A team of engineers has devised an incredible plan to combine sea water, food cultivation with solar power to create enormous amounts of food, energy and much needed clean water in deserts. The Sahara Forest Project, which is already running demonstration plants in Tenerife, Oman and the United Arab Emirates, envisages huge greenhouses with concentrated solar power (CSP), a technology that uses mirrors to focus the sun's rays, creating steam to drive turbines to generate electricity.
The massive project would turn deserts into lush patches of vegetation, according to its designers, and do away with the need to dig wells for fresh water, an activity that has depleted aquifers across the world.
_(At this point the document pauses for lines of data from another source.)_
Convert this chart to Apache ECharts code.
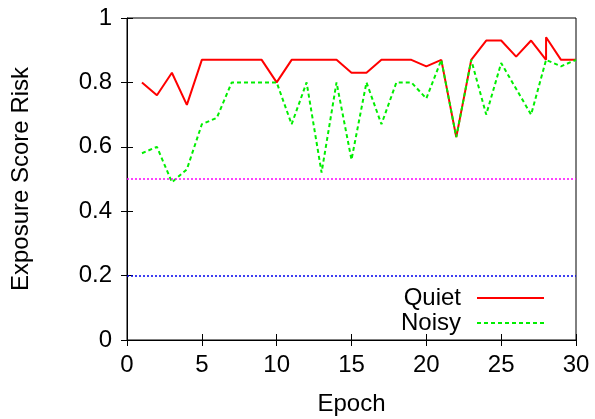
<!DOCTYPE html>
<html><head><meta charset="utf-8">
<script src="https://cdn.jsdelivr.net/npm/echarts@6/dist/echarts.min.js"></script>
<style>html,body{margin:0;padding:0;background:#fff}#c{width:595px;height:419px}</style>
</head><body><div id="c"></div>
<script>
const quietEpochs = [1,2,3,4,5,6,7,8,9,10,11,12,13,14,15,16,17,18,19,20,21,22,23,24,25,26,27,28,28,29,30];
const quietValues = [0.80,0.76,0.83,0.73,0.87,0.87,0.87,0.87,0.87,0.80,0.87,0.87,0.87,0.87,0.83,0.83,0.87,0.87,0.87,0.85,0.87,0.63,0.87,0.93,0.93,0.88,0.93,0.87,0.94,0.87,0.87];
const noisyEpochs = [1,2,3,4,5,6,7,8,9,10,11,12,13,14,15,16,17,18,19,20,21,22,23,24,25,26,27,28,29,30];
const noisyValues = [0.58,0.60,0.49,0.53,0.67,0.69,0.80,0.80,0.80,0.80,0.67,0.80,0.52,0.80,0.56,0.80,0.67,0.80,0.80,0.75,0.87,0.63,0.87,0.70,0.86,0.78,0.70,0.87,0.85,0.87];
const thresholds = [0.5, 0.2];
const thresholdColors = ['#ff00ff', '#0000ee'];

const font = 'Liberation Sans';
const fs = 24;
const chart = echarts.init(document.getElementById('c'));
const zip = (a,b) => a.map((v,i)=>[v,b[i]]);
const tickStyle = {show:true, inside:true, length:6, lineStyle:{color:'#000', width:1}};
chart.setOption({
  animation:false,
  grid:{left:127, right:19, top:18, bottom:79, show:true, borderColor:'#000', borderWidth:1,
        containLabel:false, outerBoundsMode:'none'},
  legend:{
    orient:'vertical', right:45, top:281, align:'right', itemWidth:67, itemHeight:14, itemGap:1,
    itemStyle:{opacity:0},
    textStyle:{fontFamily:font, fontSize:fs, color:'#000', lineHeight:24, padding:[0,11,0,0]},
    data:['Quiet','Noisy']
  },
  xAxis:[{
    type:'value', min:0, max:30, interval:5,
    name:'Epoch', nameLocation:'middle', nameGap:52,
    nameTextStyle:{fontFamily:font, fontSize:fs, color:'#000'},
    axisLine:{show:true, lineStyle:{color:'#000'}},
    axisTick:tickStyle, splitLine:{show:false},
    axisLabel:{fontFamily:font, fontSize:fs, color:'#000', margin:13}
  },{
    type:'value', position:'top', min:0, max:30, interval:5,
    axisLine:{show:false}, axisTick:tickStyle, axisLabel:{show:false}, splitLine:{show:false}
  }],
  yAxis:[{
    type:'value', min:0, max:1, interval:0.2,
    name:'Exposure Score Risk', nameLocation:'middle', nameGap:94,
    nameTextStyle:{fontFamily:font, fontSize:fs, color:'#000'},
    axisLine:{show:true, lineStyle:{color:'#000'}},
    axisTick:tickStyle, splitLine:{show:false},
    axisLabel:{fontFamily:font, fontSize:fs, color:'#000', margin:15,
      formatter:v=>String(Math.round(v*10)/10)}
  },{
    type:'value', position:'right', min:0, max:1, interval:0.2,
    axisLine:{show:false}, axisTick:tickStyle, axisLabel:{show:false}, splitLine:{show:false}
  }],
  series:[
    {name:'Quiet', type:'line', data:zip(quietEpochs, quietValues), symbol:'none',
     lineStyle:{color:'#ff0000', width:2}, itemStyle:{color:'#ff0000'}, z:3,
     markLine:{silent:true, symbol:'none', label:{show:false},
       data: thresholds.map((t,i)=>({yAxis:t, lineStyle:{color:thresholdColors[i], type:[2,2], width:1.5}}))}},
    {name:'Noisy', type:'line', data:zip(noisyEpochs, noisyValues), symbol:'none',
     lineStyle:{color:'#00ee00', width:2, type:[4,3]}, itemStyle:{color:'#00ee00'}, z:4}
  ]
});
</script></body></html>
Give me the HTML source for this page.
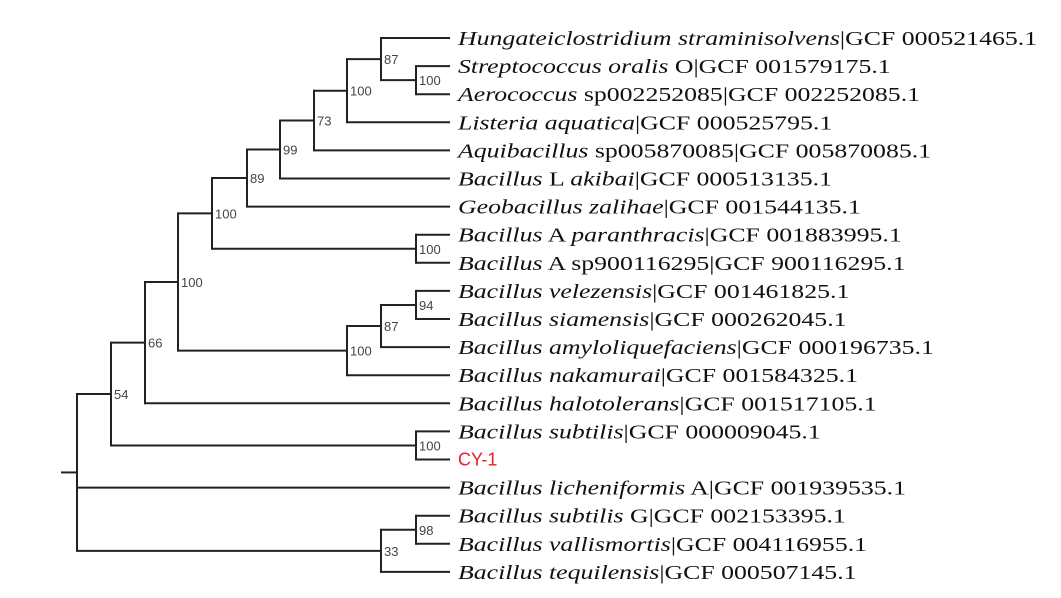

Charlie Paton, a member of the team, and the inventor of the Seawater Greenhouse, said the scheme was a proven way to transform arid environments. "Plants need light for growth but they don't like heat beyond a certain point," he said.
Above certain temperatures the amount of water lost through leaves' stomata rises so much plants stop their photosynthesis and do not grow. The solar farm planned by the project runs seawater evaporators, pumping damp, cool air through the greenhouses. This reduces the warmth inside by about 15C, compared with the temperature outside.
The system is quite remarkable since some of the greenhouse water vapor is used to water the crops and a portion is also used to clean the solar mirrors.
"So we've got conditions in the greenhouse of high humidity and lower temperature," said Paton. "The crops sitting in this slightly steamy, humid condition can grow fantastically well."
The designers said that most any vegetables could be grown in the greenhouses. The pilot plants already have produced a variety of vegetables including lettuces, peppers, cucumbers and tomatoes. The nutrients to grow the plants could come from local seaweed or be extracted from the seawater.
The cost of the Sahara Forest Project could be relatively low as both CSP and Seawater Greenhouses are proven technologies. The designers estimate that building nearly 50 acres of greenhouses combined with a 10MW CSP scheme would cost about $120m.